— Begin DATASET RECORDS —

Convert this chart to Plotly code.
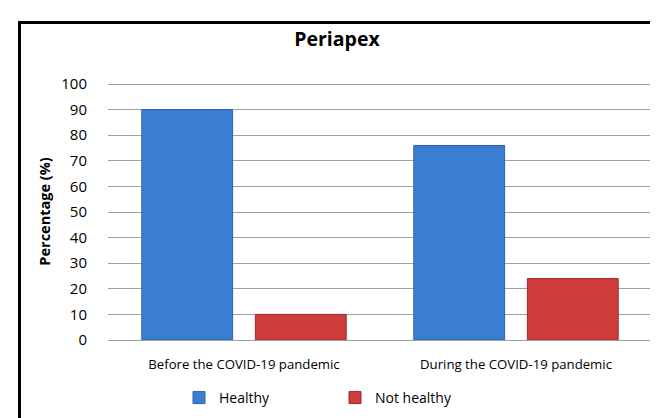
import plotly.graph_objects as go

categories = ["Before the COVID-19 pandemic", "During the COVID-19 pandemic"]
healthy = [90, 76]
not_healthy = [10, 24]
y_ticks = list(range(0, 101, 10))

W, H = 658, 418
L, R, T, B = 100, 14, 75, 77
pw, ph = W - L - R, H - T - B

def px_x(px):
    return (px - L) / pw

def px_y(py):
    return (H - B - py) / ph

font = "Open Sans, Noto Sans, sans-serif"

fig = go.Figure()
fig.add_trace(go.Bar(
    x=categories, y=healthy, name="Healthy",
    marker=dict(color="#3B7DD0", line=dict(color="#2F62A6", width=1)),
))
fig.add_trace(go.Bar(
    x=categories, y=not_healthy, name="Not healthy",
    marker=dict(color="#CF3C3C", line=dict(color="#9E2A2A", width=1)),
))

fig.update_layout(
    width=W, height=H,
    margin=dict(l=L, r=R, t=T, b=B),
    paper_bgcolor="white", plot_bgcolor="white",
    font=dict(family=font, size=13, color="black"),
    barmode="group", bargap=0.165, bargroupgap=0.2,
    title=dict(text="<b>Periapex</b>", x=0.5, xanchor="center",
               y=1 - 31 / H, yanchor="middle", font=dict(size=19.5, family=font)),
    xaxis=dict(showgrid=False, showline=True, linecolor="#A0A0A0", linewidth=1,
               ticks="outside", ticklen=12, tickcolor="rgba(0,0,0,0)",
               tickfont=dict(size=13.2), fixedrange=True),
    yaxis=dict(range=[0, 100.4], tickvals=y_ticks, showgrid=True, gridcolor="#A0A0A0",
               gridwidth=1, zeroline=False, showline=False,
               ticks="outside", ticklen=17, tickcolor="rgba(0,0,0,0)",
               tickfont=dict(size=15),
               title=dict(text="<b>Percentage (%)</b>", font=dict(size=14.5), standoff=7)),
    legend=dict(orientation="h", x=px_x(171), xanchor="left", y=px_y(401), yanchor="middle",
                font=dict(size=14), itemwidth=30, traceorder="normal",
                entrywidth=111, entrywidthmode="pixels"),
    shapes=[dict(type="rect", xref="paper", yref="paper",
                 x0=px_x(11.5), x1=px_x(720), y0=px_y(12.5), y1=px_y(480),
                 line=dict(color="black", width=3), fillcolor="rgba(0,0,0,0)", layer="above")],
)

fig.write_html("out.html")
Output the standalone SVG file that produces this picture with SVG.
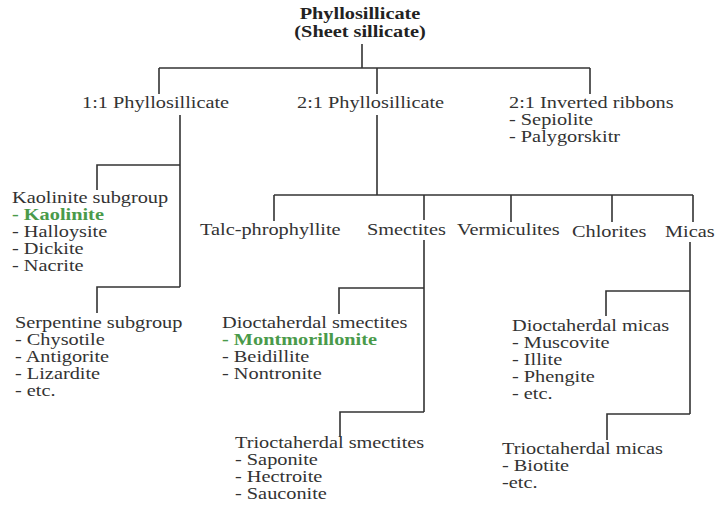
<svg xmlns="http://www.w3.org/2000/svg" width="718" height="508" viewBox="0 0 718 508">
<style>
text{font-family:"Liberation Serif","Times New Roman",serif;font-size:16px;fill:#333}
.b{font-weight:bold;fill:#222}
.g{font-weight:bold;fill:#4a9a4a}
.c path{fill:none;stroke:#333;stroke-width:1.6}
</style>
<rect width="718" height="508" fill="#fff"/>
<g class="c" id="connectors">
<path d="M362,44 V68"/>
<path d="M159,68 H590"/>
<path d="M159,68 V94"/>
<path d="M377,68 V94"/>
<path d="M590,68 V94"/>
<path d="M180,115 V287"/>
<path d="M180,165 H97 V190"/>
<path d="M180,287 H97 V313"/>
<path d="M377,115 V195"/>
<path d="M274,195 H693"/>
<path d="M274,195 V221"/>
<path d="M424,195 V220"/>
<path d="M511,195 V222"/>
<path d="M612,195 V222"/>
<path d="M693,195 V222"/>
<path d="M424,240 V412"/>
<path d="M424,288 H339 V314"/>
<path d="M424,412 H340 V437"/>
<path d="M690,242 V414"/>
<path d="M690,291 H606 V316"/>
<path d="M690,414 H607 V440"/>
</g>
<g id="root" transform="translate(360,19) scale(1.27,1)">
<text class="b" text-anchor="middle" x="0" y="0">Phyllosillicate</text>
<text class="b" text-anchor="middle" x="0" y="18">(Sheet sillicate)</text>
</g>
<g id="phyllo11" transform="translate(82,108) scale(1.27,1)">
<text x="0" y="0">1:1 Phyllosillicate</text>
</g>
<g id="phyllo21" transform="translate(297,108) scale(1.27,1)">
<text x="0" y="0">2:1 Phyllosillicate</text>
</g>
<g id="ribbons" transform="translate(509,108) scale(1.27,1)">
<text x="0" y="0">2:1 Inverted ribbons</text>
<text x="0" y="17">- Sepiolite</text>
<text x="0" y="34">- Palygorskitr</text>
</g>
<g id="kaolinite" transform="translate(12,203) scale(1.27,1)">
<text x="0" y="0">Kaolinite subgroup</text>
<text class="g" x="0" y="17">- Kaolinite</text>
<text x="0" y="34">- Halloysite</text>
<text x="0" y="51">- Dickite</text>
<text x="0" y="68">- Nacrite</text>
</g>
<g id="serpentine" transform="translate(15,328) scale(1.27,1)">
<text x="0" y="0">Serpentine subgroup</text>
<text x="0" y="17">- Chysotile</text>
<text x="0" y="34">- Antigorite</text>
<text x="0" y="51">- Lizardite</text>
<text x="0" y="68">- etc.</text>
</g>
<g id="talc" transform="translate(200,235) scale(1.27,1)">
<text x="0" y="0">Talc-phrophyllite</text>
</g>
<g id="smectites" transform="translate(367,235) scale(1.27,1)">
<text x="0" y="0">Smectites</text>
</g>
<g id="vermiculites" transform="translate(457,235) scale(1.27,1)">
<text x="0" y="0">Vermiculites</text>
</g>
<g id="chlorites" transform="translate(572,237) scale(1.27,1)">
<text x="0" y="0">Chlorites</text>
</g>
<g id="micas" transform="translate(665,237) scale(1.27,1)">
<text x="0" y="0">Micas</text>
</g>
<g id="dioct-smectites" transform="translate(222,328) scale(1.27,1)">
<text x="0" y="0">Dioctaherdal smectites</text>
<text class="g" x="0" y="17">- Montmorillonite</text>
<text x="0" y="34">- Beidillite</text>
<text x="0" y="51">- Nontronite</text>
</g>
<g id="trioct-smectites" transform="translate(235,448) scale(1.27,1)">
<text x="0" y="0">Trioctaherdal smectites</text>
<text x="0" y="17">- Saponite</text>
<text x="0" y="34">- Hectroite</text>
<text x="0" y="51">- Sauconite</text>
</g>
<g id="dioct-micas" transform="translate(512,331) scale(1.27,1)">
<text x="0" y="0">Dioctaherdal micas</text>
<text x="0" y="17">- Muscovite</text>
<text x="0" y="34">- Illite</text>
<text x="0" y="51">- Phengite</text>
<text x="0" y="68">- etc.</text>
</g>
<g id="trioct-micas" transform="translate(502,454) scale(1.27,1)">
<text x="0" y="0">Trioctaherdal micas</text>
<text x="0" y="17">- Biotite</text>
<text x="0" y="34">-etc.</text>
</g>
</svg>
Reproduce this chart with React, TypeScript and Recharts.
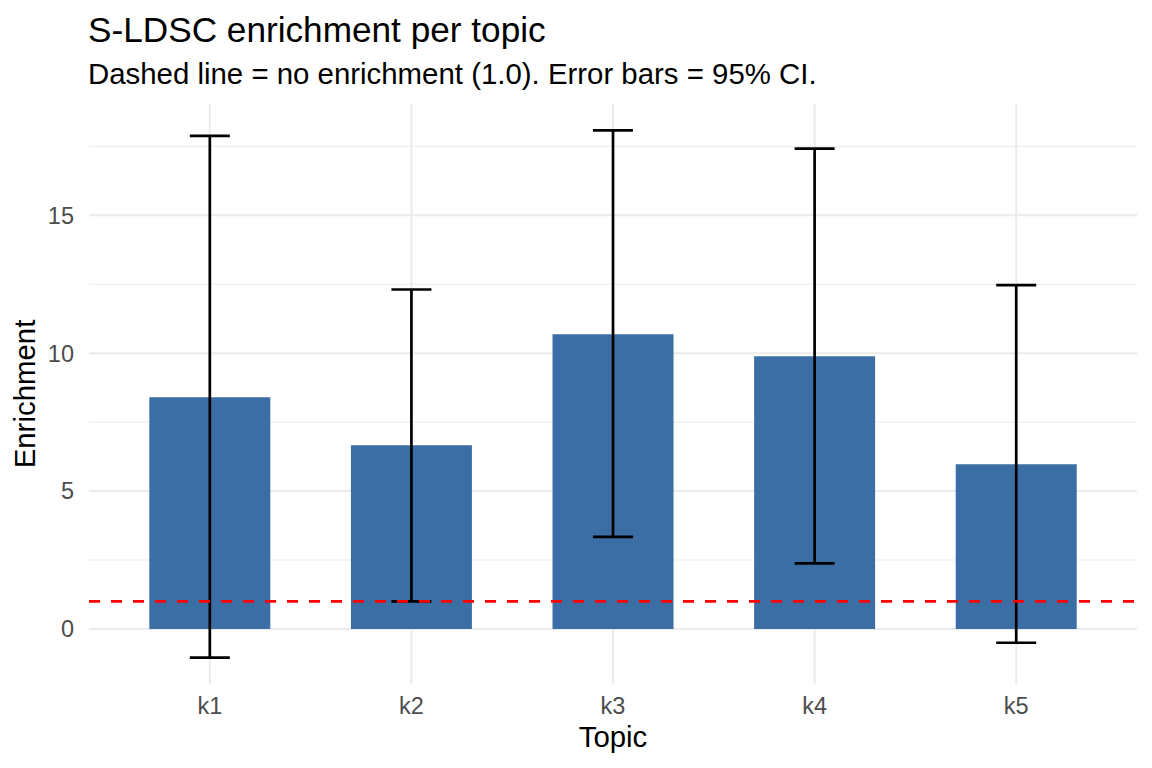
import React from "react";
import {
  BarChart,
  Bar,
  XAxis,
  YAxis,
  CartesianGrid,
  ReferenceLine,
  ErrorBar,
} from "recharts";

const TOPICS = ["k1", "k2", "k3", "k4", "k5"];
const ENRICHMENT = [8.4, 6.66, 10.69, 9.89, 5.97];
const CI_LOW = [-1.04, 1.0, 3.34, 2.38, -0.5];
const CI_HIGH = [17.88, 12.31, 18.08, 17.42, 12.47];
const Y_TICKS = [0, 5, 10, 15];
const Y_MINOR = [2.5, 7.5, 12.5, 17.5];
const NULL_LEVEL = 1;

const FONT = '"Liberation Sans", Arial, Helvetica, sans-serif';
const BAR_FILL = "#3B6EA5";
const GRID = "#EBEBEB";

const data = TOPICS.map((topic, i) => ({
  topic,
  value: ENRICHMENT[i],
  err: [ENRICHMENT[i] - CI_LOW[i], CI_HIGH[i] - ENRICHMENT[i]],
}));

// ggplot-style 5% expansion around the data range
const lo = Math.min(0, ...CI_LOW);
const hi = Math.max(...CI_HIGH);
const pad = (hi - lo) * 0.05;
const Y_DOMAIN: [number, number] = [lo - pad, hi + pad];

const W = 1152;
const H = 768;

export default function App() {
  return (
    <div
      style={{
        position: "absolute",
        left: 0,
        top: 0,
        width: W,
        height: H,
        background: "#fff",
        fontFamily: FONT,
      }}
    >
      <BarChart
        width={W}
        height={H}
        data={data}
        margin={{ top: 104, right: 15, bottom: 0, left: 0 }}
        barCategoryGap="20%"
      >
        <CartesianGrid
          stroke={GRID}
          strokeWidth={1}
          vertical={false}
          horizontalValues={Y_MINOR}
          syncWithTicks
        />
        <CartesianGrid stroke={GRID} strokeWidth={2} syncWithTicks />
        <XAxis
          dataKey="topic"
          height={84}
          padding={{ left: 20, right: 20 }}
          interval={0}
          tickLine={false}
          axisLine={false}
          tickMargin={7}
          tick={{ fontSize: 23.5, fill: "#4D4D4D", fontFamily: FONT }}
        />
        <YAxis
          type="number"
          domain={Y_DOMAIN}
          ticks={Y_TICKS}
          allowDataOverflow
          width={89}
          tickLine={false}
          axisLine={false}
          tickMargin={9}
          tick={{ fontSize: 23.5, fill: "#4D4D4D", fontFamily: FONT }}
        />
        <Bar dataKey="value" fill={BAR_FILL} isAnimationActive={false}>
          <ErrorBar
            dataKey="err"
            width={20}
            stroke="#000"
            strokeWidth={2.7}
            isAnimationActive={false}
          />
        </Bar>
        <ReferenceLine
          y={NULL_LEVEL}
          stroke="#FF0000"
          strokeWidth={2.7}
          strokeDasharray="11 11"
        />
      </BarChart>
      <svg
        width={W}
        height={H}
        style={{ position: "absolute", left: 0, top: 0, pointerEvents: "none" }}
      >
        <text x={88} y={42} fontSize={35.2} fill="#000" fontFamily={FONT}>
          S-LDSC enrichment per topic
        </text>
        <text x={88} y={84} fontSize={29.4} fill="#000" fontFamily={FONT}>
          Dashed line = no enrichment (1.0). Error bars = 95% CI.
        </text>
        <text
          x={613}
          y={747}
          fontSize={29.4}
          fill="#000"
          textAnchor="middle"
          fontFamily={FONT}
        >
          Topic
        </text>
        <text
          x={35}
          y={394}
          fontSize={29.4}
          fill="#000"
          textAnchor="middle"
          fontFamily={FONT}
          transform="rotate(-90 35 394)"
        >
          Enrichment
        </text>
      </svg>
    </div>
  );
}
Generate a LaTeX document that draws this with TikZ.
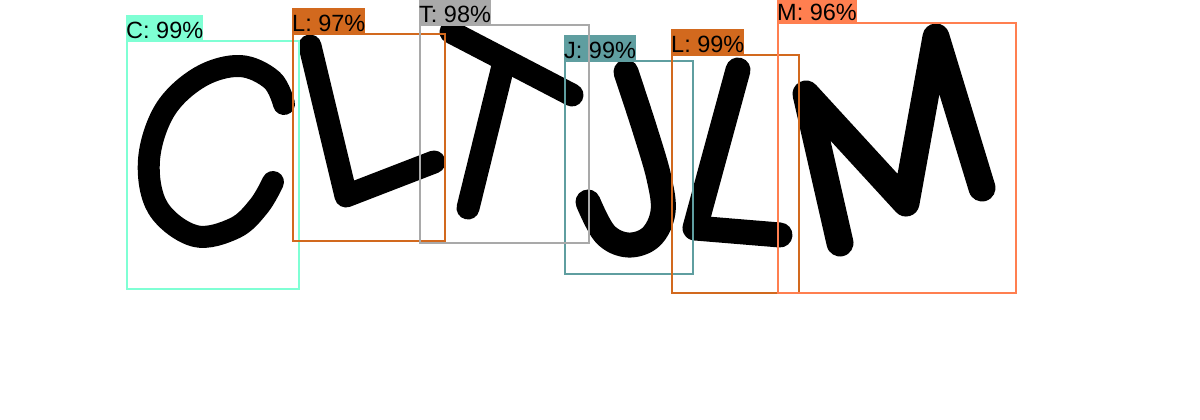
\documentclass[tikz,border=0pt]{standalone}
\usepackage{fontspec}
\setmainfont{Liberation Sans}
\definecolor{boxaqua}{RGB}{127,255,212}
\definecolor{boxchoc}{RGB}{210,105,30}
\definecolor{boxgray}{RGB}{169,169,169}
\definecolor{boxcadet}{RGB}{95,158,160}
\definecolor{boxcoral}{RGB}{255,127,80}
\tikzset{
  letter/.style={line width=#1, line cap=round, line join=round},
  letter/.default=23pt,
  detbox/.style={line width=2pt},
  detlabel/.style={anchor=south west, inner sep=0pt, text height=23pt,
    text depth=1.5pt, font=\fontsize{23.5}{27}\selectfont}
}

\begin{document}
\begin{tikzpicture}[x=1pt,y=-1pt]

    % Canvas (pixel coordinates, y pointing down)
    \useasboundingbox[fill=white] (0,0) rectangle (1200,420);

    % Handwritten letters
    \draw[letter=22pt] plot[smooth, tension=0.6] coordinates {(284,104) (272,80)
        (240,66) (200,77) (165,110) (149,160) (158,208) (195,236) (235,228)
        (259,206) (273,182)};
    \draw[letter] (310,46) -- (346,196) -- (434,162);
    \draw[letter] (451,32) -- (572,95);
    \draw[letter] (504,62) -- (468,208);
    \draw[letter=25pt] plot[smooth, tension=0.6] coordinates {(626,72) (645,130)
        (659,178) (663,212) (651,237) (628,245) (605,234) (588,202)};
    \draw[letter=25pt] (738,70) -- (695,228) -- (780,235);
    \draw[letter=27pt] (840,243) -- (806,94) -- (906,203) -- (936,37) -- (982,188);

    % Detection boxes with labels
    \foreach \n/\xa/\ya/\xb/\yb/\col/\txt in {
        c/127/41/299/289/boxaqua/C: 99\%,
        la/293/34/445/241/boxchoc/L: 97\%,
        j/565/61/693/274/boxcadet/J: 99\%,
        t/420/25/589/243/boxgray/T: 98\%,
        lb/672/55/799/293/boxchoc/L: 99\%,
        m/778/23/1016/293/boxcoral/M: 96\%} {
        \draw[detbox, \col] (\xa,\ya) rectangle (\xb,\yb);
        \node[detlabel, fill=\col] (lab-\n) at (\xa-1,\ya-1) {\txt};
    }

\end{tikzpicture}
\end{document}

— End DATASET RECORDS —

> [WORK TO COMPLETE] Report how many lines of the preceding records include "this". Output the number only.

> [COMPLETE ANSWER] 4